1. The problem statement, all variables and given/known data

A heat engine operating between freezing and boling points of water takes 20 cycles to raise a mass of 1000kg through a height of 3m. Calculate the minimum energy per cycle that must be extracted from the hot reservoir in order to achieve this.

2. Relevant equations

η=1-Tc/Th
η=W/Qh
P.E=mgh

3. The attempt at a solution

I assumed that the acceleration woas 9.81m/s^2 so I got 2943J for the Work done and then divided by 20 to get the energy for one cycle to get 147.15J. Plugging into the equation i got Qh= 525.5J which doesn't seem to sound right considering the question is worth 4 marks.Can i assume that the GPE of the mass is the work done or is there more to it? Do I need to include Qc in the work done (WD=Qh-Qc)?
Thanks for any help :)

2. Aug 8, 2012

### Simon Bridge

That's what I'd have done ... though I'd have explicitly stated the assumption of a Carnot cycle. I suppose I can see four marks in there: 1 each for the three ideas represented by the equations, and 1 for getting the math right. But then I tend to give whole marks for things.

note ...
mgh = (1000kg)(9.81N/kg)(3m) = 29430J ... 10x what you got?

3. Aug 8, 2012

### AGNuke

Sometimes 4 marks questions are by far the simplest questions of the paper. I am in 12th grade, and I am like

"Derive Mayer's Equation" - 3 marks (which takes a whole page if you aim to get full marks)

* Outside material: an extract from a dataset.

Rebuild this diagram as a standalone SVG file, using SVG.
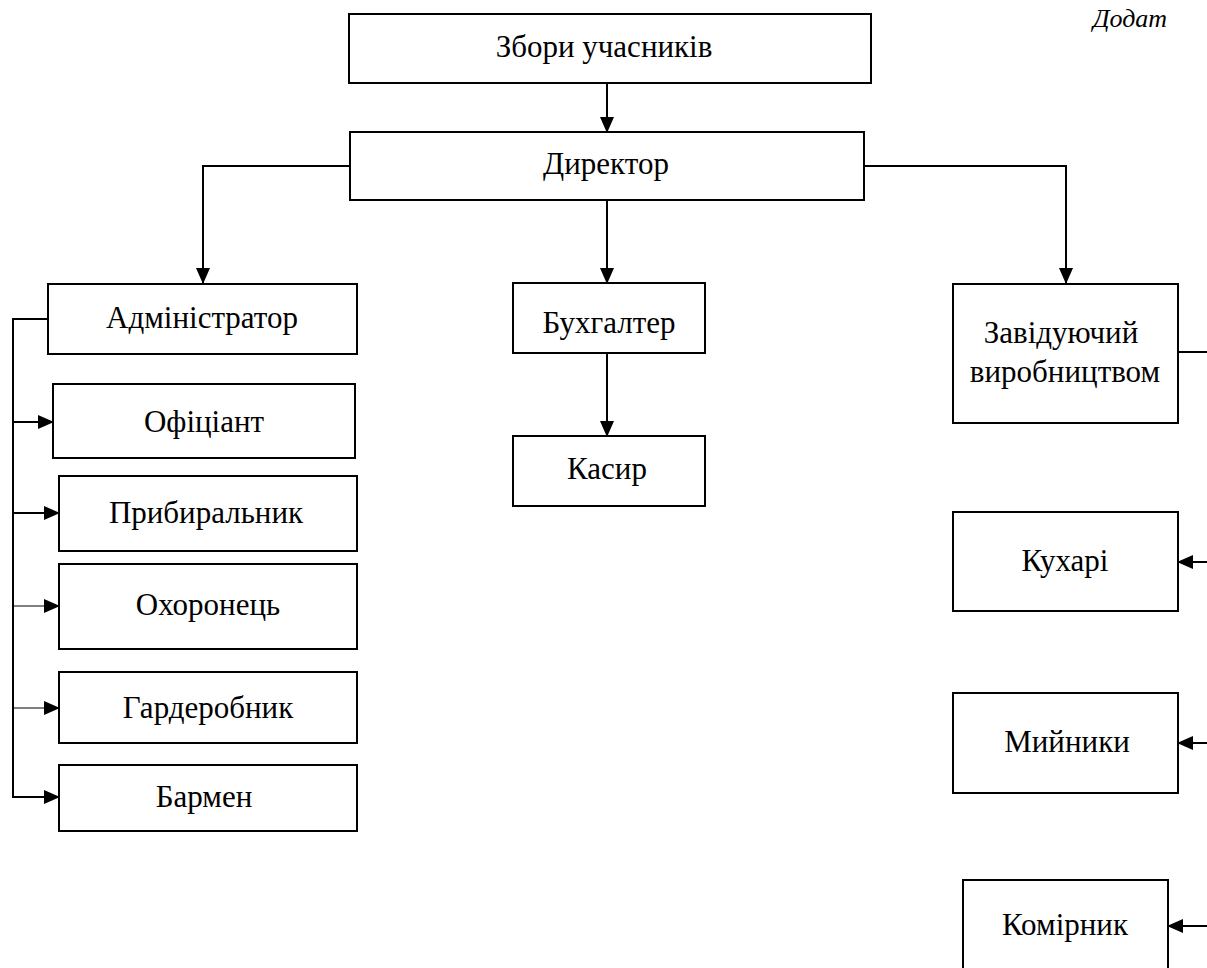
<svg xmlns="http://www.w3.org/2000/svg" width="1207" height="968" viewBox="0 0 1207 968">
<style>
.box{fill:#fff;stroke:#000;stroke-width:2}
.lbl{font-family:"Liberation Serif","Times New Roman",serif;font-size:31px;fill:#000;text-anchor:middle}
.ln{fill:none;stroke:#000;stroke-width:2}
.thin{fill:none;stroke:#000;stroke-width:1.2}
</style>
<defs>
<marker id="ah" markerWidth="16" markerHeight="14" refX="15" refY="7" orient="auto" markerUnits="userSpaceOnUse">
<path d="M0,0 L16,7 L0,14 Z" fill="#000"/>
</marker>
</defs>
<rect width="1207" height="968" fill="#fff"/>
<text x="1093" y="27" style="font-family:'Liberation Serif',serif;font-size:26px;font-style:italic">Додат</text>
<g id="connectors">
<path class="ln" d="M607,83 V132" marker-end="url(#ah)"/>
<path class="ln" d="M350,166 H203 V283" marker-end="url(#ah)"/>
<path class="ln" d="M607,200 V283" marker-end="url(#ah)"/>
<path class="ln" d="M864,166 H1066 V283" marker-end="url(#ah)"/>
<path class="ln" d="M607,353 V436" marker-end="url(#ah)"/>
<path class="ln" d="M48,319 H13 V797 H59" marker-end="url(#ah)"/>
<path class="ln" d="M13,422 H53" marker-end="url(#ah)"/>
<path class="ln" d="M13,513 H59" marker-end="url(#ah)"/>
<path class="thin" d="M13,606 H59" marker-end="url(#ah)"/>
<path class="thin" d="M13,708 H59" marker-end="url(#ah)"/>
<path class="ln" d="M1178,352 H1207"/>
<path class="ln" d="M1207,562 H1178" marker-end="url(#ah)"/>
<path class="ln" d="M1207,743 H1178" marker-end="url(#ah)"/>
<path class="ln" d="M1207,926 H1168" marker-end="url(#ah)"/>
</g>
<g id="zbory"><rect class="box" x="349" y="14" width="522" height="69"/><text class="lbl" x="604" y="57">Збори учасників</text></g>
<g id="dyrektor"><rect class="box" x="350" y="132" width="514" height="68"/><text class="lbl" x="606" y="174">Директор</text></g>
<g id="admin"><rect class="box" x="48" y="284" width="309" height="70"/><text class="lbl" x="202" y="328">Адміністратор</text></g>
<g id="buhgalter"><rect class="box" x="513" y="283" width="192" height="70"/><text class="lbl" x="609" y="333">Бухгалтер</text></g>
<g id="kasyr"><rect class="box" x="513" y="436" width="192" height="70"/><text class="lbl" x="607" y="479">Касир</text></g>
<g id="zaviduyuchyi"><rect class="box" x="953" y="284" width="225" height="139"/><text class="lbl" x="1061" y="343">Завідуючий</text><text class="lbl" x="1065" y="382">виробництвом</text></g>
<g id="ofitsiant"><rect class="box" x="53" y="384" width="302" height="74"/><text class="lbl" x="204" y="432">Офіціант</text></g>
<g id="prybyralnyk"><rect class="box" x="59" y="476" width="298" height="75"/><text class="lbl" x="206" y="523">Прибиральник</text></g>
<g id="okhoronets"><rect class="box" x="59" y="564" width="298" height="85"/><text class="lbl" x="208" y="615">Охоронець</text></g>
<g id="garderobnyk"><rect class="box" x="59" y="672" width="298" height="71"/><text class="lbl" x="208" y="718">Гардеробник</text></g>
<g id="barmen"><rect class="box" x="59" y="765" width="298" height="66"/><text class="lbl" x="204" y="807">Бармен</text></g>
<g id="kukhari"><rect class="box" x="953" y="512" width="225" height="99"/><text class="lbl" x="1065" y="571">Кухарі</text></g>
<g id="myinyky"><rect class="box" x="953" y="693" width="225" height="100"/><text class="lbl" x="1067" y="752">Мийники</text></g>
<g id="komirnyk"><rect class="box" x="963" y="880" width="205" height="100"/><text class="lbl" x="1065" y="935">Комірник</text></g>
</svg>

and solving an itty bitty question USING Mayer's Formula, not even two lines' length - 5 marks.
And they say we have superpower solving half the paper in last 10 minutes.

4. Aug 8, 2012

### Simon Bridge

As someone who writes exams...
A lot depends on what the person who wrote the marking schedule thinks about what you will find easy and what you should be rewarded for knowing/doing.

eg. deriving Mayer's relation should take about a dozen or so lines and comes in three parts, and is probably not as important as being able to apply it. Especially if the derivation was demonstrated in class and you were expected to memorize it. It'd be worth more if it were given, cold, in an assignment.

So that sort of thing makes sense to me ;)

5. Aug 9, 2012

### twinklestar28

Hi Simon

Sorry the mass is actually 100kg! not 1000kg so the energy would be 2943J but Im not sure if I should divide by 20 to get 147.15J per cycle before I plug it into the equation, should I plug in 2943J or 147.15J as the work done or should i divide by 20 after?

6. Aug 9, 2012

### Simon Bridge

Does it matter?

7. Aug 14, 2012

### twinklestar28

No it doesnt i was overthinking it i didnt check to see if its the same thing, sorry! thanks for the help :)

8. Aug 14, 2012

### Simon Bridge

In general - the same work may not be done on every cycle.
In which case, calculating the total work and dividing gives you the mean work per cycle.
Which is why I did it that way :) covers my ***.

<sigh> bits wot benefit from cover... donkey!